On Thu, Jun 9, 2022 at 4:07 PM Elijah Stone <elro...@elronnd.net> wrote:
> On Thu, 9 Jun 2022, Raul Miller wrote:
> > when [local variables] can be accessed, they can be updated.
>
> Updating locals is a local transformation, not global, in which respect they 
> can be seen as syntax sugar.

That seems like a moot point, when we can expose our code to global
transformations.

> > Perhaps this distinction is best illustrated by considering memory mapped 
> > files -- here, J bends its rules, mapping J values onto OS managed storage.
>
> ... But what you are observing here is a change in the data pointed to by the 
> variable, not in the variable itself.

I do not understand the distinction you are drawing here: what would
"a change in the variable" which is not "a change in the data pointed
to by the variable" look like?

> (In languages with closures, local variables really are mutable.)

I suspect, here, you are trying to say something about scope.

> > When things are not working right, how does the developer inspect values 
> > stored in thread-local names in the suspended thread (or task-local names 
> > in the suspended task)?
>
> T.n to thread number n while debugging.  Presumably that also gets you access 
> to n's task-locals.

Fair enough.

> > That said, I am getting the feeling that we ought to adopt the "use case" 
> > discipline here. Presumably you have in mind some useful model of how this 
> > would be used -- coroutines or whatever.

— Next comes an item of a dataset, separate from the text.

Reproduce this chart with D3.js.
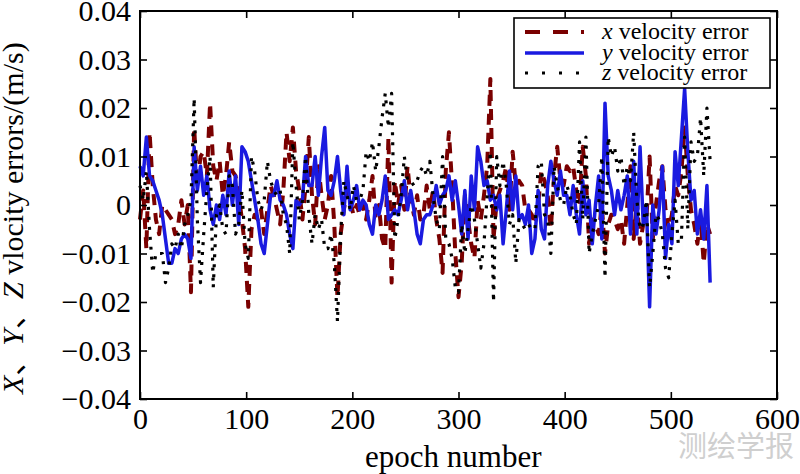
<!DOCTYPE html>
<html>
<head>
<meta charset="utf-8">
<script src="https://cdn.jsdelivr.net/npm/d3@7"></script>
<style>
body { margin: 0; background: #fff; }
svg { display: block; }
svg text, svg tspan { font-family: "Liberation Serif", serif; }
</style>
</head>
<body>
<div id="chart"></div>
<script>
// values every 3rd epoch
const epochStep = 3;

const xVelErr = [
    -0.003, 0.003, -0.009, 0.015, 0.004, -0.003, -0.006, 0.000, -0.001, -0.002,
    -0.003, -0.006, -0.004, 0.001, -0.004, 0.000, -0.018, 0.016, 0.004, 0.010,
    0.011, 0.006, 0.021, 0.008, 0.005, 0.009, 0.002, 0.006, 0.013, 0.007,
    0.006, 0.002, -0.003, -0.009, -0.021, -0.005, -0.002, -0.003, -0.001, -0.006,
    -0.001, 0.004, 0.002, -0.001, -0.004, 0.003, 0.015, 0.009, 0.016, 0.007,
    0.003, -0.003, 0.004, 0.014, 0.002, -0.004, 0.008, 0.002, -0.003, 0.000,
    0.006, -0.004, -0.019, -0.006, -0.001, 0.003, 0.001, -0.002, 0.000, -0.002,
    0.000, -0.003, 0.001, 0.006, -0.003, 0.000, -0.007, -0.009, 0.014, -0.016,
    0.005, 0.000, 0.004, -0.001, 0.008, 0.001, -0.002, 0.002, -0.003, -0.002,
    0.004, -0.001, 0.003, -0.003, -0.007, -0.014, 0.007, 0.015, 0.004, -0.010,
    -0.019, -0.012, 0.002, -0.003, -0.008, -0.011, 0.001, -0.003, 0.002, 0.008,
    0.026, -0.007, 0.001, 0.003, 0.005, 0.008, -0.001, 0.011, 0.004, 0.005,
    0.004, -0.001, -0.001, -0.002, -0.004, 0.000, 0.007, 0.005, 0.002, -0.005,
    0.006, 0.012, 0.005, 0.004, 0.008, 0.007, 0.008, 0.003, 0.000, 0.012,
    0.006, -0.008, -0.003, -0.004, -0.006, 0.000, -0.010, -0.004, -0.002, -0.003,
    -0.005, -0.003, -0.008, 0.000, 0.008, -0.007, 0.001, -0.008, -0.004, -0.003,
    0.010, -0.007, 0.000, 0.005, 0.008, -0.001, -0.005, -0.002, 0.004, 0.002,
    0.007, 0.016, 0.006, -0.001, -0.004, -0.008, -0.003, -0.012, -0.004, -0.006
];

const yVelErr = [
    0.008, 0.006, 0.014, 0.006, 0.005, 0.003, 0.001, -0.002, -0.007, -0.012,
    -0.012, -0.009, -0.010, -0.007, -0.006, -0.007, -0.011, 0.012, 0.003, 0.008,
    0.002, 0.006, -0.001, -0.004, 0.000, -0.003, 0.002, -0.002, 0.007, 0.000,
    0.006, -0.004, 0.012, 0.011, 0.009, 0.005, 0.001, -0.003, -0.008, -0.010,
    -0.004, 0.002, 0.002, 0.005, 0.001, 0.000, -0.002, -0.006, -0.009, 0.001,
    0.000, 0.001, 0.010, 0.004, 0.004, 0.010, 0.002, 0.010, 0.016, 0.003,
    0.002, 0.005, 0.010, 0.003, -0.002, 0.008, -0.001, 0.001, 0.004, -0.001,
    0.001, 0.000, -0.004, -0.006, 0.000, -0.002, 0.001, 0.006, -0.003, -0.002,
    -0.001, -0.002, 0.001, 0.005, -0.001, 0.003, -0.001, -0.006, -0.008, -0.003,
    -0.002, -0.002, 0.000, 0.004, 0.000, 0.002, 0.003, 0.006, 0.001, 0.005,
    0.000, -0.006, 0.003, -0.007, 0.006, -0.001, 0.012, 0.009, 0.004, 0.005,
    0.001, 0.002, -0.001, 0.002, -0.008, -0.001, 0.007, -0.001, 0.006, -0.003,
    -0.002, -0.004, 0.000, -0.010, -0.007, 0.003, -0.005, -0.007, 0.004, 0.009,
    0.005, 0.002, 0.007, 0.002, 0.002, -0.002, 0.004, -0.002, -0.006, 0.005,
    -0.002, 0.001, -0.008, 0.000, 0.006, -0.007, 0.021, 0.006, 0.003, -0.002,
    0.003, -0.001, 0.002, 0.006, -0.006, 0.009, -0.006, 0.012, -0.004, 0.000,
    -0.021, 0.000, -0.006, -0.001, 0.008, -0.011, -0.004, -0.008, 0.011, 0.004,
    0.014, 0.024, 0.011, 0.001, 0.003, -0.006, -0.001, -0.007, 0.004, -0.016
];

const zVelErr = [
    0.004, 0.001, 0.007, -0.005, -0.014, -0.010, -0.010, -0.010, -0.016, -0.013,
    -0.008, -0.009, -0.006, -0.009, -0.004, -0.002, 0.001, 0.022, -0.003, -0.016,
    -0.006, 0.003, 0.010, -0.017, -0.002, 0.000, -0.005, -0.006, 0.006, 0.004,
    -0.006, -0.004, 0.003, -0.008, -0.011, 0.010, 0.007, 0.001, -0.001, 0.001,
    0.009, 0.005, 0.003, 0.002, 0.003, -0.002, -0.004, -0.010, 0.013, 0.004,
    -0.003, 0.001, 0.010, -0.002, -0.008, -0.002, -0.005, -0.003, -0.009, -0.009,
    -0.006, -0.012, -0.024, -0.006, 0.005, 0.002, -0.001, 0.004, 0.001, 0.001,
    0.003, 0.011, 0.009, 0.013, 0.007, 0.012, 0.018, 0.023, 0.016, 0.023,
    -0.007, -0.003, 0.002, 0.010, 0.005, 0.005, 0.004, 0.005, 0.007, 0.008,
    0.006, 0.009, 0.002, -0.003, -0.005, 0.010, -0.007, -0.008, -0.011, -0.017,
    -0.018, -0.004, -0.010, -0.005, 0.000, -0.003, -0.008, -0.013, -0.008, 0.002,
    0.011, -0.020, 0.010, 0.004, 0.009, 0.004, -0.004, -0.002, -0.012, -0.003,
    -0.004, -0.005, -0.004, -0.005, -0.005, 0.008, 0.009, -0.002, -0.003, -0.010,
    0.008, 0.004, 0.001, 0.000, 0.004, 0.002, -0.002, -0.004, 0.013, -0.003,
    0.014, -0.010, -0.006, -0.003, 0.000, 0.010, -0.015, 0.014, 0.010, 0.012,
    0.007, 0.010, 0.004, 0.008, 0.005, 0.015, 0.001, -0.005, -0.004, 0.001,
    -0.017, -0.010, -0.002, -0.003, -0.006, -0.013, -0.015, -0.006, 0.001, -0.008,
    -0.007, 0.014, -0.005, 0.013, 0.009, 0.010, 0.018, 0.006, 0.020, 0.009
];

const xTicks = [0, 100, 200, 300, 400, 500, 600];
const yTicks = [-0.04, -0.03, -0.02, -0.01, 0, 0.01, 0.02, 0.03, 0.04];
const seriesNames = ["x", "y", "z"];

function drawChart() {
    var width = 800, height = 474;
    var left = 140, right = 777, top = 11, bottom = 399;
    var cjk = "'Noto Sans CJK SC', sans-serif";

    var svg = d3.select("#chart")
        .append("svg")
        .attr("width", width)
        .attr("height", height);

    var x = d3.scaleLinear().domain([0, 600]).range([left, right]);
    var y = d3.scaleLinear().domain([-0.04, 0.04]).range([bottom, top]);

    var series = [
        {data: xVelErr, colour: "#7a0000", width: 4, dash: "11,8", legendDash: "15,13"},
        {data: yVelErr, colour: "#1a1ae0", width: 3.5, dash: null, legendDash: null},
        {data: zVelErr, colour: "#000", width: 3.2, dash: "3,7", legendDash: "3,14"}
    ];

    var line = d3.line()
        .x(function (d, i) { return x(i * epochStep); })
        .y(function (d) { return y(d); });

    // lines, in the order they were plotted
    series.forEach(function (s) {
        svg.append("path")
            .datum(s.data)
            .attr("fill", "none")
            .attr("stroke", s.colour)
            .attr("stroke-width", s.width)
            .attr("stroke-dasharray", s.dash)
            .attr("stroke-linejoin", "round")
            .attr("d", line);
    });

    var fmt = function (d) { return d === 0 ? "0" : d3.format(".2f")(d); };

    // axes with inward ticks on all sides
    var gl = svg.append("g").attr("transform", "translate(" + left + ",0)")
        .call(d3.axisLeft(y).tickValues(yTicks).tickFormat(fmt)
            .tickSizeInner(-7).tickSizeOuter(0).tickPadding(9));
    var gb = svg.append("g").attr("transform", "translate(0," + bottom + ")")
        .call(d3.axisBottom(x).tickValues(xTicks)
            .tickSizeInner(-7).tickSizeOuter(0).tickPadding(9));
    var gr = svg.append("g").attr("transform", "translate(" + right + ",0)")
        .call(d3.axisRight(y).tickValues(yTicks).tickFormat("")
            .tickSizeInner(-7).tickSizeOuter(0));
    var gt = svg.append("g").attr("transform", "translate(0," + top + ")")
        .call(d3.axisTop(x).tickValues(xTicks).tickFormat("")
            .tickSizeInner(-7).tickSizeOuter(0));

    [gl, gb, gr, gt].forEach(function (g) {
        g.attr("font-family", null).attr("font-size", null);
        g.select(".domain").remove();
        g.selectAll("line").attr("stroke", "#000").attr("stroke-width", 1.6);
        g.selectAll("text")
            .style("font-size", "30px")
            .attr("fill", "#000");
    });

    svg.append("rect")
        .attr("x", left).attr("y", top)
        .attr("width", right - left).attr("height", bottom - top)
        .attr("fill", "none").attr("stroke", "#000").attr("stroke-width", 2);

    // axis titles
    svg.append("text")
        .attr("x", 365).attr("y", 467)
        .style("font-size", "31px")
        .text("epoch number");

    var ylab = svg.append("text")
        .attr("transform", "translate(23,394) rotate(-90)")
        .style("font-size", "30px");
    ylab.append("tspan").style("font-style", "italic").text("X");
    ylab.append("tspan").style("font-family", cjk).text("、");
    ylab.append("tspan").style("font-style", "italic").text("Y");
    ylab.append("tspan").style("font-family", cjk).text("、");
    ylab.append("tspan").style("font-style", "italic").text("Z");
    ylab.append("tspan").text(" vlocity errors/(m/s)");

    // legend
    var lg = svg.append("g");
    lg.append("rect")
        .attr("x", 514).attr("y", 18).attr("width", 256).attr("height", 70)
        .attr("fill", "#fff").attr("stroke", "#000").attr("stroke-width", 1.6);
    var rowY = [32, 53, 73];
    series.forEach(function (s, i) {
        lg.append("line")
            .attr("x1", 525).attr("x2", 584)
            .attr("y1", rowY[i]).attr("y2", rowY[i])
            .attr("stroke", s.colour)
            .attr("stroke-width", s.width)
            .attr("stroke-dasharray", s.legendDash);
        var t = lg.append("text")
            .attr("x", 602).attr("y", rowY[i] + 7)
            .style("font-size", "24px");
        t.append("tspan").style("font-style", "italic").text(seriesNames[i]);
        t.append("tspan").text(" velocity error");
    });

    // journal watermark
    svg.append("text")
        .attr("x", 678).attr("y", 457)
        .style("font-family", cjk)
        .style("font-size", "29px")
        .attr("fill", "#cfcfcf")
        .text("测绘学报");
}

drawChart();
</script>
</body>
</html>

And, I think, those sorts of 
> > examples should be made explicit, so that we can better understand them.
>
> Sure.  I don't have a particular use-case in mind, for myself, at the moment. 
>  But consider jd: it uses global variables to pass around state.  And I know 
> Eric said he wants to parallelise it (at least for queries).  Changing those 
> variables to be thread-local would be a minimally invasive way of enabling 
> such a change.

Stuffing them in locales would also serve that end.